In a previous post, I summarized the workshop for the i2b2 Obesity Challenge. I’ve finally uploaded our presentation:

- Carpenter, Bob, Breck Baldwin, Carlos Cano, and Leon Peshkin. 2008. Known Unknowns in Discharge Summary Mining. Talk presented to the AMIA Second i2b2 Shared-Task and Workshop Challenges in Natural Language Processing for Clinical Data. Obesity Challenge (A Shared-Task on Obesity): Who’s obese and what co-morbidities do they (definitely/likely) have? Washington, D.C.

I tried to explain how we’d misunderstood the task definition. Let’s consider just the textual task, and just the congestive-heart-failure co-morbidity. The task was to classify patient discharge summaries (dozens to hundreds of semi-structured sentences about a patient and their history, meds, and course of treatment) into one of four categories: (YES) the text stated the person had CHF, (NO) the text stated the person did not have CHF, (QUESTIONABLE) the text stated that it was questionable whether a person had CHF, and (UNKNOWN) the text said nothing about the patient’s CHF status. The intuitive form of the CHF task removed the UNKNOWN and asked the annotators to use their best judgement rather than requiring explicit statements in the text (annotators disagreed on how explicit things had to be to count as evidenced by the text).

The organizers argued that the key to the eval was getting the questionable categories right (I think that’s the “likely” in the title), because they were important. I somehow think that if patients with questionable disease statuses were so important, something would go in their chart to that effect. As is, there were 39 questionable cases (across all 16 co-morbidities) in 11,630 cases. Clearly the clinicians didn’t feel questionable conclusions (or for that matter, negative conclusions, of which there were only 87 instances across all 16 co-morbidities) were worth recording.

The point of my talk (after describing how we used regularized sparse logistic regression with some clever feature extraction for drug names and negation by Carlos and Leon), was more philosophical (and doesn’t necessarily represent the views of my co-authors, who didn’t have a chance to review my “late-breaking” presentation).

To my way of thinking, the task is really a quantization of four possible states of posterior information.
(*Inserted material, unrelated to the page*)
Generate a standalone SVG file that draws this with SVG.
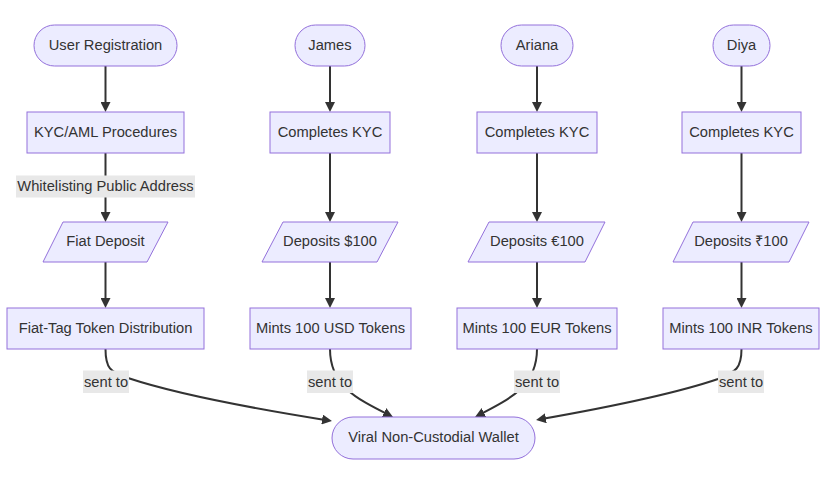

But first, let’s look at the prior, which summarizes our uncertainty about the population distribution p(CHF) for congestive heart failure (I’m just making these distributions up from simple betas — they’re not intended to be realistically shaped).
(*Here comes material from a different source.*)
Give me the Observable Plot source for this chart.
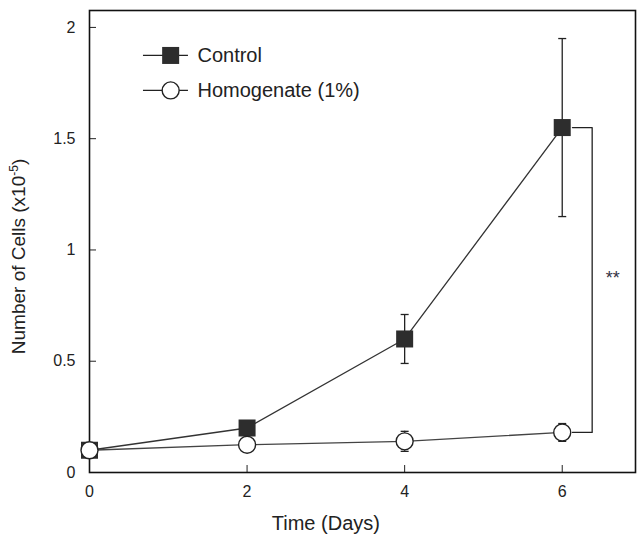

What I’d like to do is gather some data, like a discharge summary Text, and infer a posterior p(CHF|Text). For instance, the following posteriors are likely candidates to describe as NO and YES:

whereas the following would constitute an unknown case:

Note that the posterior p(CHF|Text) in the UNKNOWN case is the same as the prior p(CHF) indicating the text didn’t give us any information about CHF. On the other hand, the posterior p(CHF|Text) is both broad and centered near 0.5, indicating a high degree of uncertainty about whether the patient has CHF given the text.

While this view of information is quite pleasing theoretically, and seems promising for practical applications in that it’s easy to combine with other information, it remains a difficult paradigm to evaluate in a bakeoff situation.

December 3, 2008 at 9:34 pm |

Intuitively I see what you want to do, but I’m not sure it’s possible.

Can it actually happen in Bayesian inference that the posterior has broader tails than the prior? I don’t think this can happen with the Dirichlet-Multinomial, for instance. Because the likelihood can only add positive counts to the prior, the posterior has to be more peaked than the prior (maybe this only holds for alpha > 1?).

Hmm: I wonder if this is a general property of exponential families. So in order to get a posterior that is less peaked than the prior we’d need to find an exponential family where increasing the sufficient statistics by adding the log likelihood results in a less peaked distribution. I wonder if there are any such families of distributions?

December 4, 2008 at 2:41 pm |

That should’ve dawned on me when I generated the above graphs using a beta (2D Dirichlet), where the questionable posterior was beta(10,10) whereas the prior was beta(20,100). Doh!

Despite always having more certainty about the parameter, the certainty about the patient having CHF can still go down. For instance, a posterior of beta(120,120) is right at 50% mean, so is less sure than the prior about CHF in terms of entropy of CHF outcome, though more sure about where the parameter’s at.